[Stated problem] Output the material beneath this task exactly, images excluded.

◇ ◇ ◇ ◇ ◇ ◇ ◇

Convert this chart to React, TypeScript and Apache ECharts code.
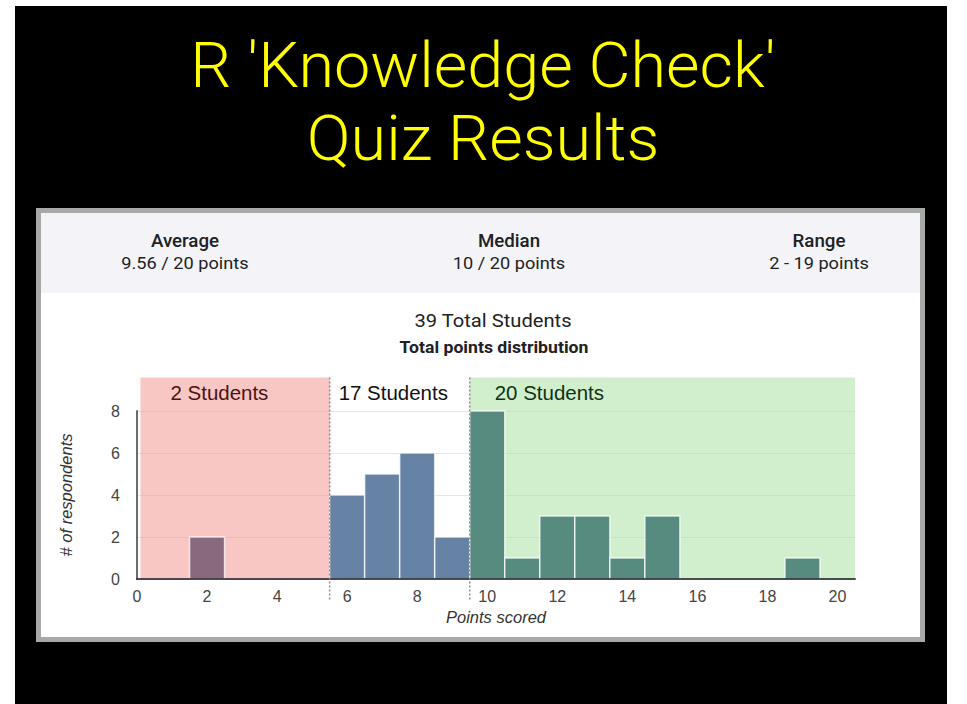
import React, { useEffect, useRef } from 'react';
import * as echarts from 'echarts';

// ---- data ----
const titleLines = ["R 'Knowledge Check'", 'Quiz Results'];
const statLabels = ['Average', 'Median', 'Range'];
const statValues = ['9.56 / 20 points', '10 / 20 points', '2 - 19 points'];
const chartTitle = '39 Total Students';
const chartSubtitle = 'Total points distribution';
const xAxisName = 'Points scored';
const yAxisName = '# of respondents';

const scores = [2, 6, 7, 8, 9, 10, 11, 12, 13, 14, 15, 19];
const counts = [2, 4, 5, 6, 2, 8, 1, 3, 3, 1, 3, 1];

const bandStarts = [0.1, 5.5, 9.5];
const bandEnds = [5.5, 9.5, 20.5];
const bandLabels = ['2 Students', '17 Students', '20 Students'];
const bandTop = 9.6;
const dividerXs = [5.5, 9.5];
const dividerBottom = -1;

const xMin = 0;
const xMax = 20.5;
const xInterval = 2;
const yMin = 0;
const yMax = 8;
const yInterval = 2;

// ---- styles ----
const bandFills = ['rgba(241,141,135,0.5)', 'rgba(255,255,255,0)', 'rgba(163,221,155,0.5)'];
const bandTextColors = ['#4a1414', '#111111', '#0f3312'];
const bandTextPad = [30, 9, 25];
const barColors = ['#886a7e', '#6683a6', '#578b80'];
const chartFont = '"Liberation Sans", Arial, sans-serif';
const headFont = 'Roboto, "Liberation Sans", sans-serif';
const SX = 1.07;

function groupOf(s: number) {
  return bandStarts.findIndex((b, k) => s >= b && s < bandEnds[k]);
}

function txt(text: string, x: number, y: number, size: number, weight: any, color: string, family: string, scaleX = 1) {
  return {
    type: 'text',
    x,
    y,
    scaleX,
    z: 10,
    silent: true,
    style: {
      text,
      fill: color,
      fontSize: size,
      fontWeight: weight,
      fontFamily: family,
      align: 'center',
      verticalAlign: 'middle',
      textAlign: 'center',
      textVerticalAlign: 'middle',
    },
  };
}

export default function App() {
  const ref = useRef<HTMLDivElement>(null);
  useEffect(() => {
    if (!ref.current) return;
    const chart = echarts.init(ref.current, undefined, { renderer: 'svg' });
    const statX = [185, 509, 819];
    const graphics: any[] = [
      { type: 'rect', z: -10, silent: true, shape: { x: 15, y: 6, width: 932, height: 698 }, style: { fill: '#000' } },
      { type: 'rect', z: -9, silent: true, shape: { x: 36, y: 208, width: 889, height: 434 }, style: { fill: '#a6a9a6' } },
      { type: 'rect', z: -8, silent: true, shape: { x: 41, y: 213, width: 879, height: 424 }, style: { fill: '#ffffff' } },
      { type: 'rect', z: -7, silent: true, shape: { x: 41, y: 213, width: 879, height: 80 }, style: { fill: '#f4f4f8' } },
      txt(titleLines[0], 483, 66, 63.5, 300, '#ffff00', headFont, 1.02),
      txt(titleLines[1], 483, 139, 63.5, 300, '#ffff00', headFont, 1.02),
      txt(chartTitle, 493, 321, 18.5, 'normal', '#202124', headFont, 1.09),
      txt(chartSubtitle, 494, 347, 16.5, 'bold', '#202124', headFont, SX),
    ];
    statLabels.forEach((l, i) => {
      graphics.push(txt(l, statX[i], 241, 17.5, 500, '#202124', headFont, SX));
      graphics.push(txt(statValues[i], statX[i], 263, 17, 'normal', '#202124', headFont, SX));
    });

    const option: any = {
      animation: false,
      backgroundColor: '#ffffff',
      graphic: graphics,
      grid: { left: 137, right: 112, top: 411, bottom: 125, containLabel: false, outerBoundsMode: 'none' },
      xAxis: {
        type: 'value',
        min: xMin,
        max: xMax,
        interval: xInterval,
        z: 5,
        name: xAxisName,
        nameLocation: 'middle',
        nameGap: 29,
        nameTextStyle: { fontStyle: 'italic', fontSize: 16.5, color: '#333', fontFamily: chartFont },
        axisLine: { show: true, onZero: false, lineStyle: { color: 'rgba(35,35,45,0.8)', width: 2 } },
        axisTick: { show: false },
        splitLine: { show: false },
        axisLabel: {
          color: '#444',
          fontSize: 16,
          fontFamily: chartFont,
          margin: 9,
          formatter: (v: number) => (v % xInterval === 0 ? String(v) : ''),
        },
      },
      yAxis: {
        type: 'value',
        min: yMin,
        max: yMax,
        interval: yInterval,
        name: yAxisName,
        nameLocation: 'middle',
        nameRotate: 90,
        nameGap: 63,
        nameTextStyle: { fontStyle: 'italic', fontSize: 16.5, color: '#333', fontFamily: chartFont },
        axisLine: { show: true, lineStyle: { color: '#6b6b6b', width: 2 } },
        axisTick: { show: false },
        splitLine: { show: true, lineStyle: { color: '#e6e6e6', width: 1 } },
        axisLabel: { color: '#444', fontSize: 16, fontFamily: chartFont, margin: 17 },
      },
      series: [
        {
          type: 'custom',
          name: 'bands',
          z: 1,
          clip: false,
          silent: true,
          data: bandStarts.map((s, i) => [s, bandEnds[i]]),
          renderItem: (params: any, api: any) => {
            const i = params.dataIndex;
            const tl = api.coord([api.value(0), bandTop]);
            const br = api.coord([api.value(1), 0]);
            return {
              type: 'group',
              children: [
                {
                  type: 'rect',
                  shape: { x: tl[0], y: tl[1], width: br[0] - tl[0], height: br[1] - tl[1] },
                  style: { fill: bandFills[i] },
                },
                {
                  type: 'text',
                  x: tl[0] + bandTextPad[i],
                  y: tl[1] + 16,
                  scaleX: 1.05,
                  style: {
                    text: bandLabels[i],
                    fill: bandTextColors[i],
                    fontSize: 19.5,
                    fontFamily: chartFont,
                    align: 'left',
                    verticalAlign: 'middle',
                    textAlign: 'left',
                    textVerticalAlign: 'middle',
                  },
                },
              ],
            };
          },
        },
        {
          type: 'custom',
          name: 'bars',
          z: 3,
          clip: false,
          silent: true,
          data: scores.map((s, i) => [s, counts[i]]),
          renderItem: (params: any, api: any) => {
            const s = api.value(0);
            const v = api.value(1);
            const p0 = api.coord([s - 0.5, v]);
            const p1 = api.coord([s + 0.5, 0]);
            return {
              type: 'rect',
              shape: { x: p0[0], y: p0[1], width: p1[0] - p0[0], height: p1[1] - p0[1] },
              style: { fill: barColors[groupOf(s)], stroke: 'rgba(255,255,255,0.75)', lineWidth: 1.5 },
            };
          },
        },
        {
          type: 'custom',
          name: 'dividers',
          z: 6,
          clip: false,
          silent: true,
          data: dividerXs.map((x) => [x, 0]),
          renderItem: (params: any, api: any) => {
            const x = api.value(0);
            const a = api.coord([x, bandTop]);
            const b = api.coord([x, dividerBottom]);
            return {
              type: 'line',
              shape: { x1: a[0], y1: a[1], x2: b[0], y2: b[1] },
              style: { stroke: '#8a8a8a', lineWidth: 1.5, lineDash: [2, 2] },
            };
          },
        },
      ],
    };
    chart.setOption(option);
    return () => chart.dispose();
  }, []);
  return (
    <div
      ref={ref}
      style={{ position: 'fixed', left: 0, top: 0, width: 967, height: 704 }}
    />
  );
}
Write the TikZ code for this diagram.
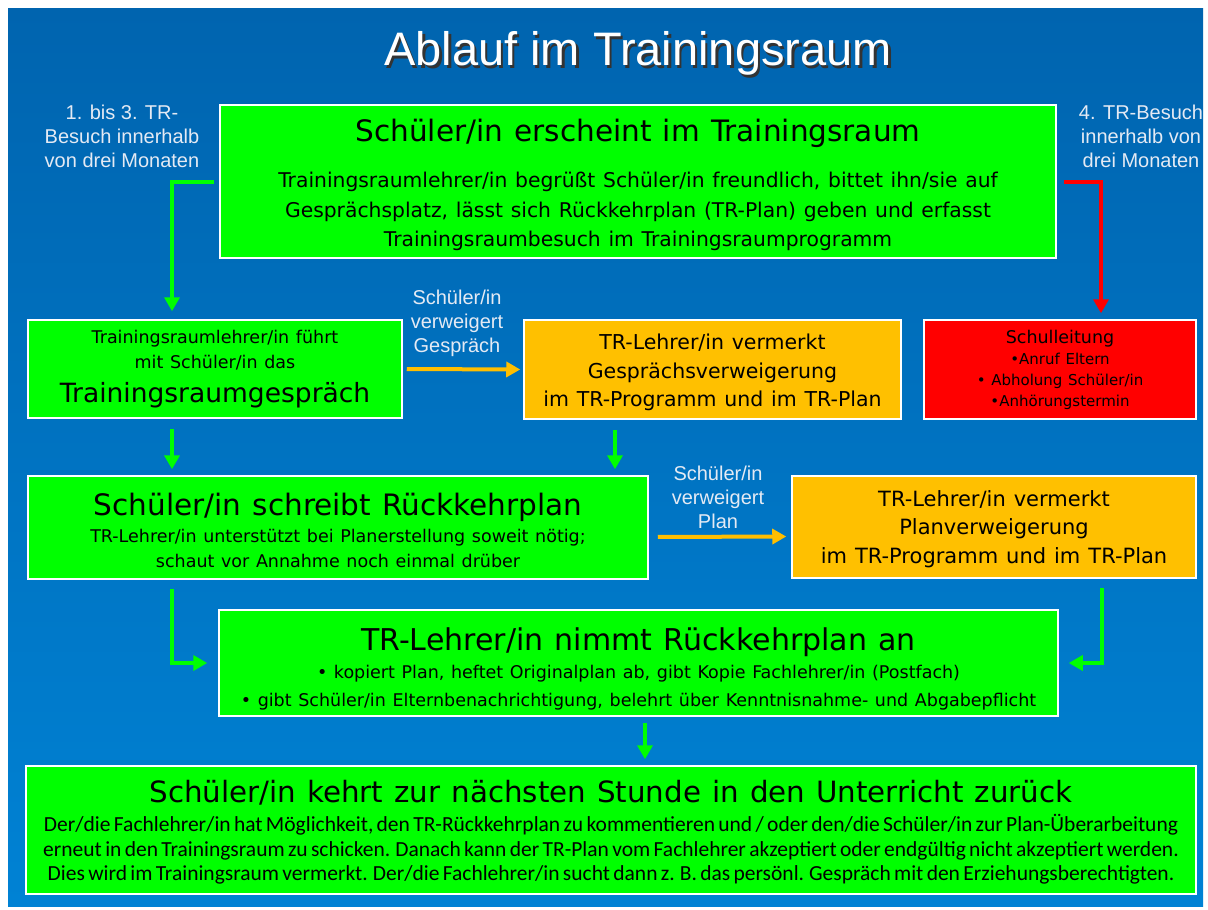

◇ ◇ ◇ ◇ ◇ ◇ ◇

[Full output]
Convert this chart to React, TypeScript and Apache ECharts code.
import React, { useEffect, useRef } from 'react';
import * as echarts from 'echarts';

// ---- data ----
const titleLines = ["R 'Knowledge Check'", 'Quiz Results'];
const statLabels = ['Average', 'Median', 'Range'];
const statValues = ['9.56 / 20 points', '10 / 20 points', '2 - 19 points'];
const chartTitle = '39 Total Students';
const chartSubtitle = 'Total points distribution';
const xAxisName = 'Points scored';
const yAxisName = '# of respondents';

const scores = [2, 6, 7, 8, 9, 10, 11, 12, 13, 14, 15, 19];
const counts = [2, 4, 5, 6, 2, 8, 1, 3, 3, 1, 3, 1];

const bandStarts = [0.1, 5.5, 9.5];
const bandEnds = [5.5, 9.5, 20.5];
const bandLabels = ['2 Students', '17 Students', '20 Students'];
const bandTop = 9.6;
const dividerXs = [5.5, 9.5];
const dividerBottom = -1;

const xMin = 0;
const xMax = 20.5;
const xInterval = 2;
const yMin = 0;
const yMax = 8;
const yInterval = 2;

// ---- styles ----
const bandFills = ['rgba(241,141,135,0.5)', 'rgba(255,255,255,0)', 'rgba(163,221,155,0.5)'];
const bandTextColors = ['#4a1414', '#111111', '#0f3312'];
const bandTextPad = [30, 9, 25];
const barColors = ['#886a7e', '#6683a6', '#578b80'];
const chartFont = '"Liberation Sans", Arial, sans-serif';
const headFont = 'Roboto, "Liberation Sans", sans-serif';
const SX = 1.07;

function groupOf(s: number) {
  return bandStarts.findIndex((b, k) => s >= b && s < bandEnds[k]);
}

function txt(text: string, x: number, y: number, size: number, weight: any, color: string, family: string, scaleX = 1) {
  return {
    type: 'text',
    x,
    y,
    scaleX,
    z: 10,
    silent: true,
    style: {
      text,
      fill: color,
      fontSize: size,
      fontWeight: weight,
      fontFamily: family,
      align: 'center',
      verticalAlign: 'middle',
      textAlign: 'center',
      textVerticalAlign: 'middle',
    },
  };
}

export default function App() {
  const ref = useRef<HTMLDivElement>(null);
  useEffect(() => {
    if (!ref.current) return;
    const chart = echarts.init(ref.current, undefined, { renderer: 'svg' });
    const statX = [185, 509, 819];
    const graphics: any[] = [
      { type: 'rect', z: -10, silent: true, shape: { x: 15, y: 6, width: 932, height: 698 }, style: { fill: '#000' } },
      { type: 'rect', z: -9, silent: true, shape: { x: 36, y: 208, width: 889, height: 434 }, style: { fill: '#a6a9a6' } },
      { type: 'rect', z: -8, silent: true, shape: { x: 41, y: 213, width: 879, height: 424 }, style: { fill: '#ffffff' } },
      { type: 'rect', z: -7, silent: true, shape: { x: 41, y: 213, width: 879, height: 80 }, style: { fill: '#f4f4f8' } },
      txt(titleLines[0], 483, 66, 63.5, 300, '#ffff00', headFont, 1.02),
      txt(titleLines[1], 483, 139, 63.5, 300, '#ffff00', headFont, 1.02),
      txt(chartTitle, 493, 321, 18.5, 'normal', '#202124', headFont, 1.09),
      txt(chartSubtitle, 494, 347, 16.5, 'bold', '#202124', headFont, SX),
    ];
    statLabels.forEach((l, i) => {
      graphics.push(txt(l, statX[i], 241, 17.5, 500, '#202124', headFont, SX));
      graphics.push(txt(statValues[i], statX[i], 263, 17, 'normal', '#202124', headFont, SX));
    });

    const option: any = {
      animation: false,
      backgroundColor: '#ffffff',
      graphic: graphics,
      grid: { left: 137, right: 112, top: 411, bottom: 125, containLabel: false, outerBoundsMode: 'none' },
      xAxis: {
        type: 'value',
        min: xMin,
        max: xMax,
        interval: xInterval,
        z: 5,
        name: xAxisName,
        nameLocation: 'middle',
        nameGap: 29,
        nameTextStyle: { fontStyle: 'italic', fontSize: 16.5, color: '#333', fontFamily: chartFont },
        axisLine: { show: true, onZero: false, lineStyle: { color: 'rgba(35,35,45,0.8)', width: 2 } },
        axisTick: { show: false },
        splitLine: { show: false },
        axisLabel: {
          color: '#444',
          fontSize: 16,
          fontFamily: chartFont,
          margin: 9,
          formatter: (v: number) => (v % xInterval === 0 ? String(v) : ''),
        },
      },
      yAxis: {
        type: 'value',
        min: yMin,
        max: yMax,
        interval: yInterval,
        name: yAxisName,
        nameLocation: 'middle',
        nameRotate: 90,
        nameGap: 63,
        nameTextStyle: { fontStyle: 'italic', fontSize: 16.5, color: '#333', fontFamily: chartFont },
        axisLine: { show: true, lineStyle: { color: '#6b6b6b', width: 2 } },
        axisTick: { show: false },
        splitLine: { show: true, lineStyle: { color: '#e6e6e6', width: 1 } },
        axisLabel: { color: '#444', fontSize: 16, fontFamily: chartFont, margin: 17 },
      },
      series: [
        {
          type: 'custom',
          name: 'bands',
          z: 1,
          clip: false,
          silent: true,
          data: bandStarts.map((s, i) => [s, bandEnds[i]]),
          renderItem: (params: any, api: any) => {
            const i = params.dataIndex;
            const tl = api.coord([api.value(0), bandTop]);
            const br = api.coord([api.value(1), 0]);
            return {
              type: 'group',
              children: [
                {
                  type: 'rect',
                  shape: { x: tl[0], y: tl[1], width: br[0] - tl[0], height: br[1] - tl[1] },
                  style: { fill: bandFills[i] },
                },
                {
                  type: 'text',
                  x: tl[0] + bandTextPad[i],
                  y: tl[1] + 16,
                  scaleX: 1.05,
                  style: {
                    text: bandLabels[i],
                    fill: bandTextColors[i],
                    fontSize: 19.5,
                    fontFamily: chartFont,
                    align: 'left',
                    verticalAlign: 'middle',
                    textAlign: 'left',
                    textVerticalAlign: 'middle',
                  },
                },
              ],
            };
          },
        },
        {
          type: 'custom',
          name: 'bars',
          z: 3,
          clip: false,
          silent: true,
          data: scores.map((s, i) => [s, counts[i]]),
          renderItem: (params: any, api: any) => {
            const s = api.value(0);
            const v = api.value(1);
            const p0 = api.coord([s - 0.5, v]);
            const p1 = api.coord([s + 0.5, 0]);
            return {
              type: 'rect',
              shape: { x: p0[0], y: p0[1], width: p1[0] - p0[0], height: p1[1] - p0[1] },
              style: { fill: barColors[groupOf(s)], stroke: 'rgba(255,255,255,0.75)', lineWidth: 1.5 },
            };
          },
        },
        {
          type: 'custom',
          name: 'dividers',
          z: 6,
          clip: false,
          silent: true,
          data: dividerXs.map((x) => [x, 0]),
          renderItem: (params: any, api: any) => {
            const x = api.value(0);
            const a = api.coord([x, bandTop]);
            const b = api.coord([x, dividerBottom]);
            return {
              type: 'line',
              shape: { x1: a[0], y1: a[1], x2: b[0], y2: b[1] },
              style: { stroke: '#8a8a8a', lineWidth: 1.5, lineDash: [2, 2] },
            };
          },
        },
      ],
    };
    chart.setOption(option);
    return () => chart.dispose();
  }, []);
  return (
    <div
      ref={ref}
      style={{ position: 'fixed', left: 0, top: 0, width: 967, height: 704 }}
    />
  );
}
Write the TikZ code for this diagram.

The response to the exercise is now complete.